Given the options, I'll take a little therapy when I can use it, some faith when I feel I need it or can believe it, a large group training like Discovery if there is something to get out of it, and HONEST LIVING where I can always remember what matters most to me and CHOOSE to live in truth and with a purpose.

Oh...and about the CDs...that is almost laughable. Discovery (like ANY retreat I've ever been to) plays music during their training. From my perspective, it's just cheesy music from the 80s and 90s that ultimately does have an encouraging message. That's biggy. You can buy the CDs and listen to the music, or not. My husband got a lot out of Discovery, but really can't bear to own any Celine Dion! And although I don't like most of the music they played and wouldn't choose to listen to the artists otherwise, I do listen to it from time to time, because it softens me up and helps me take a deep breath and get into a better frame of mind (kind of like a good run) and remember a lot of wonderful people who I met. That's it. So...I hope, at least, the whole CD thing has been de-mystified!

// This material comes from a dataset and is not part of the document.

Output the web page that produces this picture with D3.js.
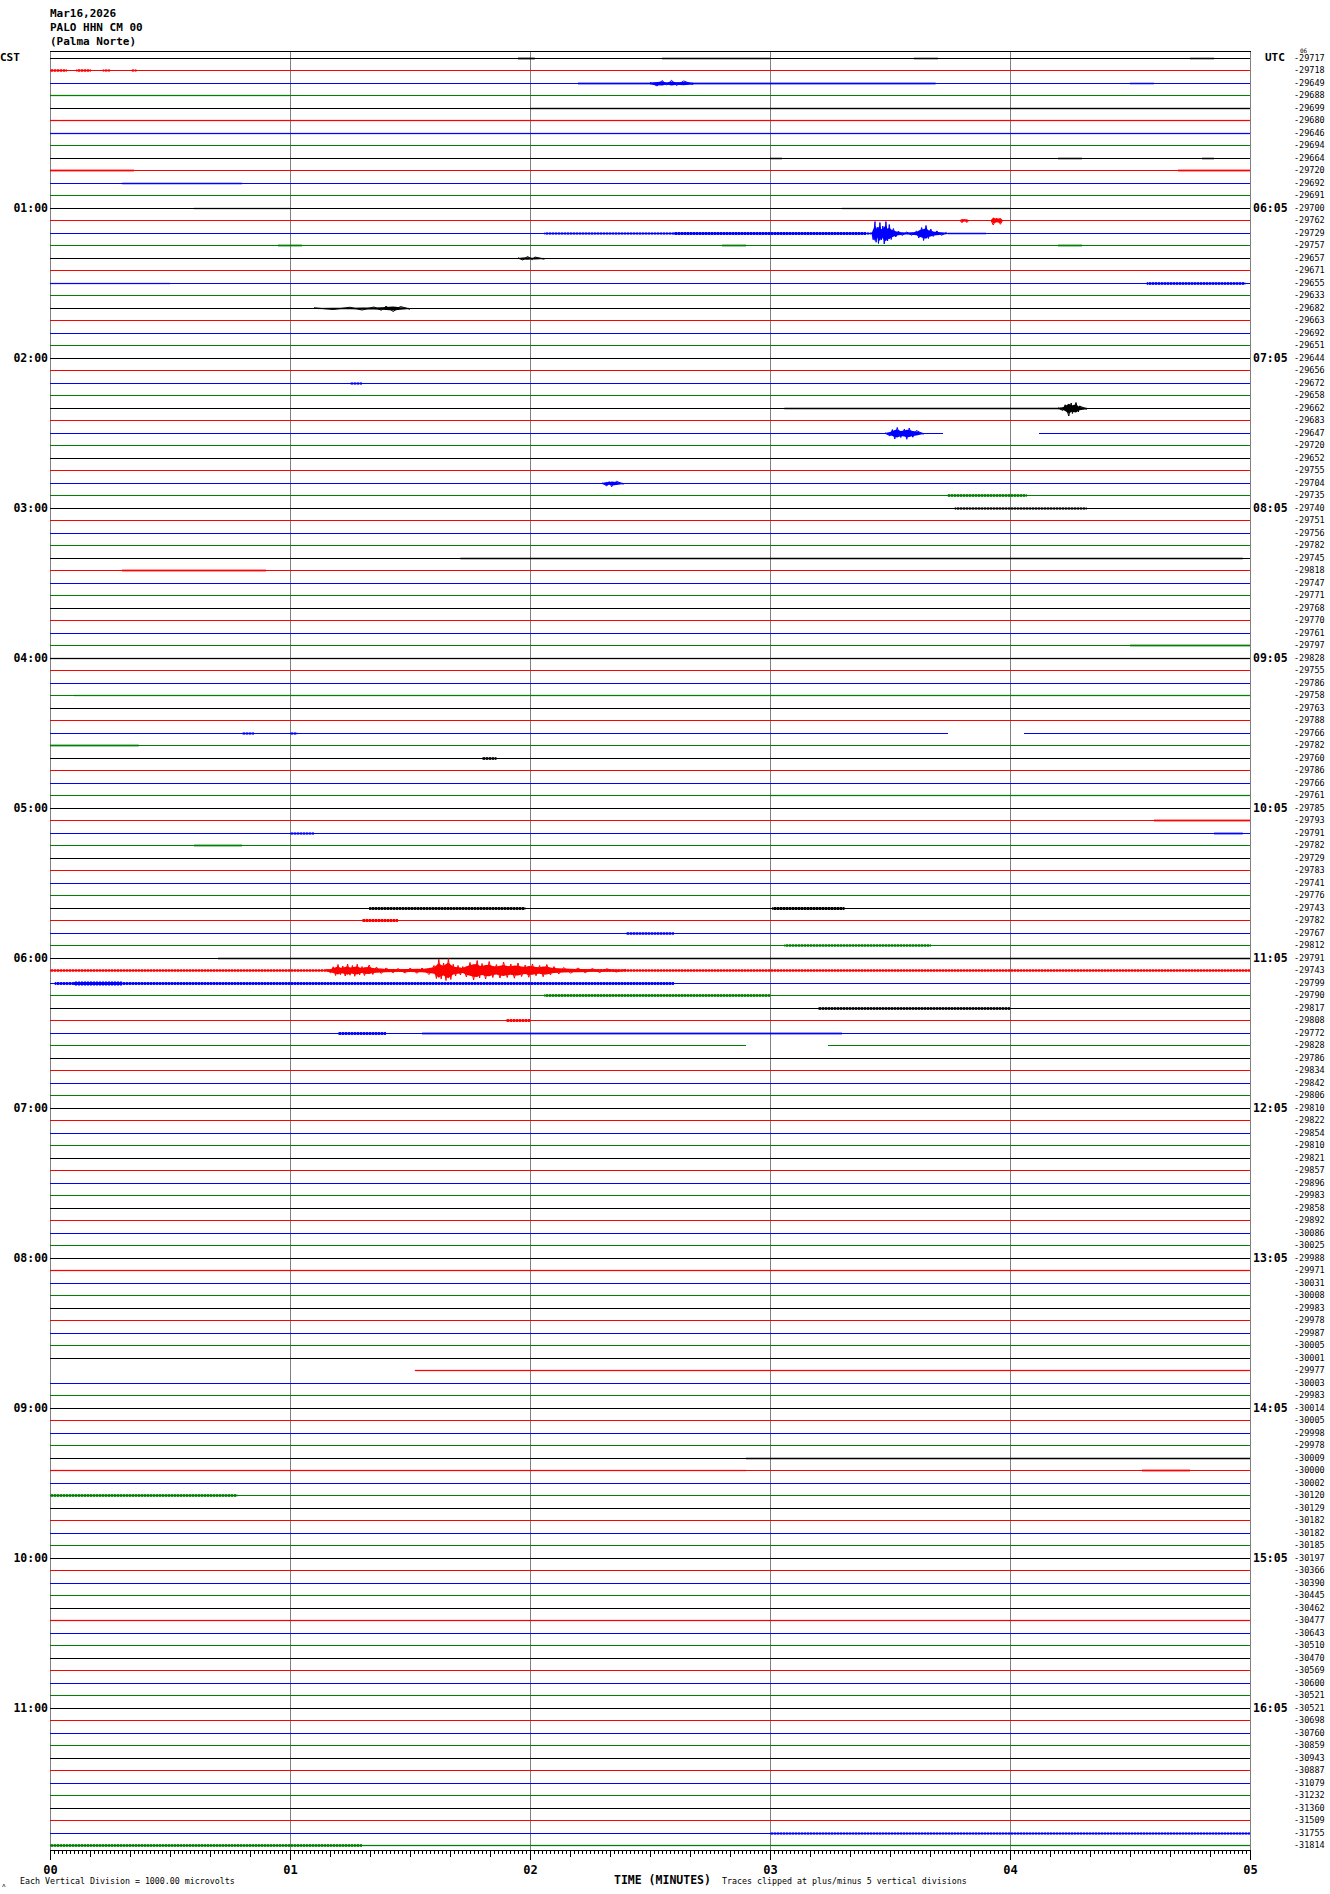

I hope this doesn't sound preachy...I have a lot of therapist friends who are very "ANTI" large group trainings who, based on me and my experience with Discovery, would attest that I have in no way been brainwashed or am in a cult. I just went away for a few weekends, learned a bit of how to live in my heart and take responsibility for my own crappy behavior and am now much more satisfied with my marriage and with myself in general. Their feedback is, "you seem more peaceful, more relaxed, less tired, more loving, gentle and open-hearted."

For those of you who are concerned about your loved ones who've gone, just tell them honestly and speak from your heart. If you have gone and are feeling disturbed by stuff that got "stirred up" in up and share with a good friend or find a therapist. Your life can't totally change in three weekends, but I do believe that it can start to. ALL GOOD THERAPY typically means that things may get worse before they get better. It is a process. It is part of the risks and benefits. I hope soon you will experience the benefits of the courage you've had to deal with your depression and get un-stuck, however it makes the best sense for YOU to deal with it. You are worth it.

The best to all of you,

Recovery from LGAT "Discovery" in Dallas
Posted by: SaneAgain ()
Date: September 04, 2007 03:04PM

suspect wrote:


Discovery is indeed a large group awareness training of sorts, but it is by no means a cult. [b:b2e159a819]Cults make sure that all members believe the same things[/b:b2e159a819]

Then how come you're using the same jargon, concepts and thought-stopping cliches that all the other defenders of not only this lgat, but all the other lgats in the world, use?

Though nobody is claiming that every larget group awareness is training is a cult, most are classified as destructive groups. Did you read any articles here before you jumped in to defend this pyramid scheme of the soul?

I know several psychologists who've done these types of trainings. They raved about it for about a year, tried to "integrate" it into their work, then came to their senses and now say they would NOT recommend it to ANYONE, having seen that any positive changes are very superficial and are far out-weighed by the damage.

You are putting your professional reputation on the line and you are potentially putting the mental health of your patients on the line, and its going to come back and bite you. Just a warning.

If you haven't read around, here are some places to start:




Recovery from LGAT "Discovery" in Dallas
Posted by: yasmin ()
Date: September 04, 2007 03:10PM

I cannot speak to your experience with Discovery, never having attended it. However your statement that "all good therapy makes you worse before you get better" surprises me.Most good therapy (for example, solution focused, cognitive behavioral), is based on making the client feel better and solve their problems.
If you counsel an alcoholic and they feel so lousy after that they go for a drink, the therapy was not good.